Well my last post was a little over the top.
Of course he knows what pain is, he is 2013 me.
Of course he's a fucking idiot.
But of course I forgive him & of course I still care for him.
He won't open up to me.
I've laid my heart out in the open & he just left it there.
Which is fine, I guess, disappointing as fuck, sure, but it's his choice.
He's made the choice to walk away from what could have been great.
I hope one day he'll realize.
But until that day comes, we'll just be friends.
Which is honestly for the best, because emotions are for weenies.
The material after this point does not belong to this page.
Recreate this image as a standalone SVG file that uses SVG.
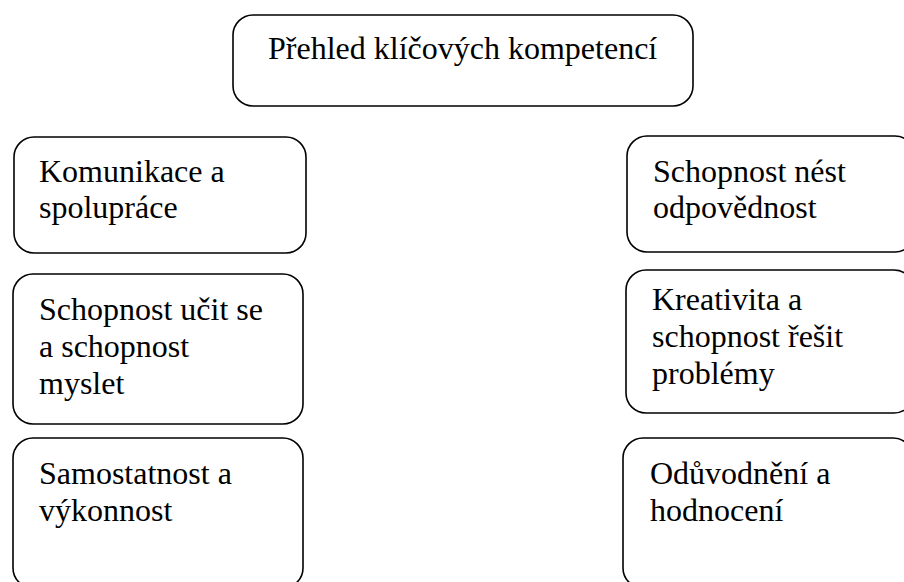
<svg xmlns="http://www.w3.org/2000/svg" width="904" height="582" viewBox="0 0 904 582">
<style>
.box{fill:#fff;stroke:#000;stroke-width:1.6}
.t{font-family:"Liberation Serif","Times New Roman",serif;font-size:32px;fill:#000}
</style>
<rect width="904" height="582" fill="#fff"/>
<g id="title">
<rect class="box" x="233" y="15" width="460" height="91" rx="20"/>
<text class="t" x="268" y="59">Přehled klíčových kompetencí</text>
</g>
<g id="komunikace">
<rect class="box" x="14" y="137" width="292" height="116" rx="20"/>
<text class="t" x="39" y="182">Komunikace a</text>
<text class="t" x="39" y="218">spolupráce</text>
</g>
<g id="uceni">
<rect class="box" x="13" y="274" width="290" height="150" rx="20"/>
<text class="t" x="39" y="320">Schopnost učit se</text>
<text class="t" x="39" y="357">a schopnost</text>
<text class="t" x="39" y="394">myslet</text>
</g>
<g id="samostatnost">
<rect class="box" x="13" y="438" width="290" height="150" rx="20"/>
<text class="t" x="39" y="484">Samostatnost a</text>
<text class="t" x="39" y="521">výkonnost</text>
</g>
<g id="odpovednost">
<rect class="box" x="627" y="136" width="288" height="116" rx="20"/>
<text class="t" x="653" y="182">Schopnost nést</text>
<text class="t" x="653" y="218">odpovědnost</text>
</g>
<g id="kreativita">
<rect class="box" x="626" y="270" width="288" height="143" rx="20"/>
<text class="t" x="652" y="310">Kreativita a</text>
<text class="t" x="652" y="347">schopnost řešit</text>
<text class="t" x="652" y="384">problémy</text>
</g>
<g id="oduvodneni">
<rect class="box" x="623" y="438" width="290" height="150" rx="20"/>
<text class="t" x="650" y="484">Odůvodnění a</text>
<text class="t" x="650" y="521">hodnocení</text>
</g>
</svg>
In other news, I think this Erik guy is trying to hit it.
...
I'm not sure how I feel about it, to be completely honest.
I've known him for a long time & he's funny & smart & kind, but ...
Idk.
Having feelings for people other than Isaac is hard.
Having feelings after having them stomped on by Isaac is hard.
But there is all the time in the world to fixate on what feelings I may or may not eventually have.
I'm too fucking young to be worrying myself sick over someone who won't put in the effort.
THAT'S THE THING!!!
He couldn't be bothered.
I drove all the way out to see him, to talk with him,
He just complained about me being too far away.
Like I get it, my roommates are scary, but we don't have to just sit at home.
There's this whole world out there to explore.
He couldn't be bothered to tell me how he was feeling.
Ever.
So it's his loss.
I'm a fucking catch.
I just never knew what he was thinking, what he was feeling.
Unless he was horny.
Then I knew everything.
Which just makes me feel cheap.
I told him everything.
Every thought in my head.
Because I was drunk, but at least I said it.
At least I was genuine.
OH WELL
That's enough of that.
I'm recommitting myself to being a happier, healthier, me.
Damn self destructive tendencies.
Damn them straight to Hell.
... I say as it's well past midnight ...
I'm hopeless.
But I'll keep on hoping, it's all I can do.
One of these days I'll get it right.